A senior official with the Andhra Pradesh mining department said multiple firms transported iron ore mined illegally in lease areas of Karnataka’s Bellary through forest roads to mines in neighbouring Anantapur district in Andhra Pradesh and then to one of the ports as legal consignments to be shipped out.
“The modus operandi was clear to us. Even the SC said that material extracted by at least two companies was routed through OMC and asked the CBI (in September 2011) to probe the links,” he said.
Instead of “resuming business as usual”, the official said, Andhra Pradesh should “broadly follow the course taken on the Karnataka side” of Bellary forests. “There, each lease was scrutinised before placing it in one of the three categories based on the extent of illegalities found. While the worst offenders were barred, others were allowed to resume mining after making amends and a production ceiling was set to prevent over-extraction,” he said.
Riding a boom in the global steel market, Janardhan Reddy, along with his brothers Karunakara Reddy and Somashekara Reddy, rose to prominence in Andhra Pradesh in the early 2000s. Of 188 hectares under iron mining lease in Bellary reserve forest in the state’s Anantapur district, 134 hectare was awarded to OMC.
Reddy’s OMC and Brahmani are among the companies being investigated by the CBI for alleged financial links with the businesses of YSR’s son and Andhra Pradesh chief minister Jagan Mohan Reddy. The Reddy brothers were ministers in the first BJP government in Karnataka during 2008-2011. In 2018, Somashekara Reddy and Karunakara Reddy were elected to the Assembly on BJP tickets.

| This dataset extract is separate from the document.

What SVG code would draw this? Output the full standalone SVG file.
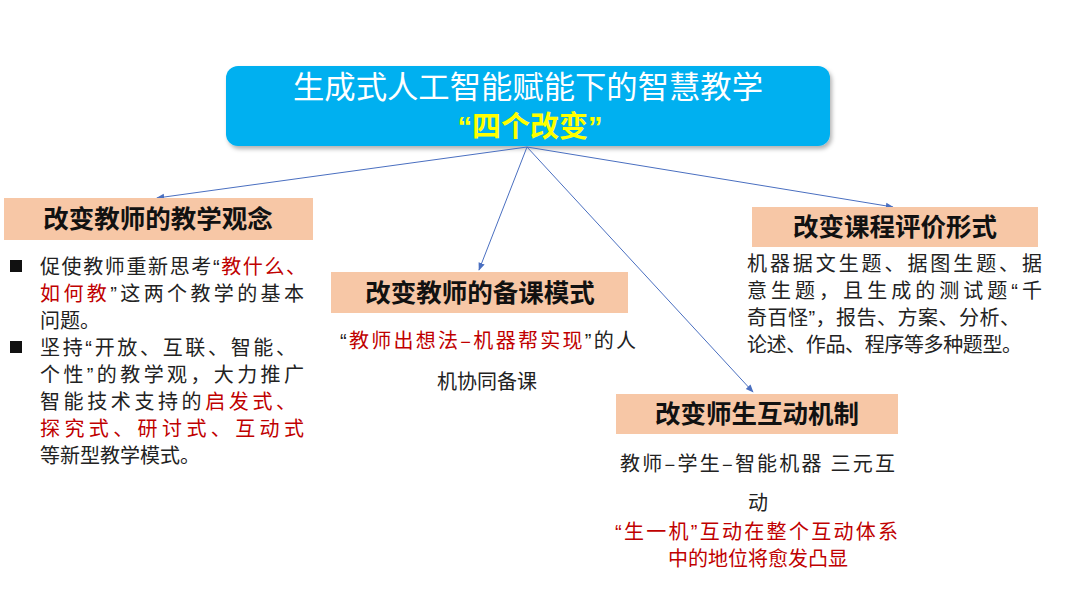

* Based on a complaint, MoEF suspended mining operations till leases demarcated.
* Andhra denied any encroachment.
* MoEF kept its order in abeyance.
* A local miner moved SC.
* SC issued notice to CEC.
* CEC recommended suspension of mining, demarcation of leases and recovery of exemplary cost.
* Report of a 3-member state committee also flagged grave illegalities
* State government suspended mining operations.
* State government handed over the probe to the CBI.
* OMC moved HC which suspended the ‘stop mining’ order.
* SC stayed the HC order.
* SC asked HC to hear CEC and decide the matter
* HC quashed the ‘stop mining’ order.
* SC stayed the HC order, stops mining until demarcation done
* SC asks for another CEC report
* CEC files second report
* SC stops mining in Bellary, Karnataka.
* CEC files multiple reports on Karnataka mining leases.
* Yardstick set for resumption of mining in Karnataka based on extent of illegalities.
Dec 2017: SC sets 12-week deadline to determine AP-Karnataka boundary.
July 2018: SC reprimands both states for delay.
22 July 2022: States agree on interstate boundary; OMC seeks mining permission, Andhra says no objection.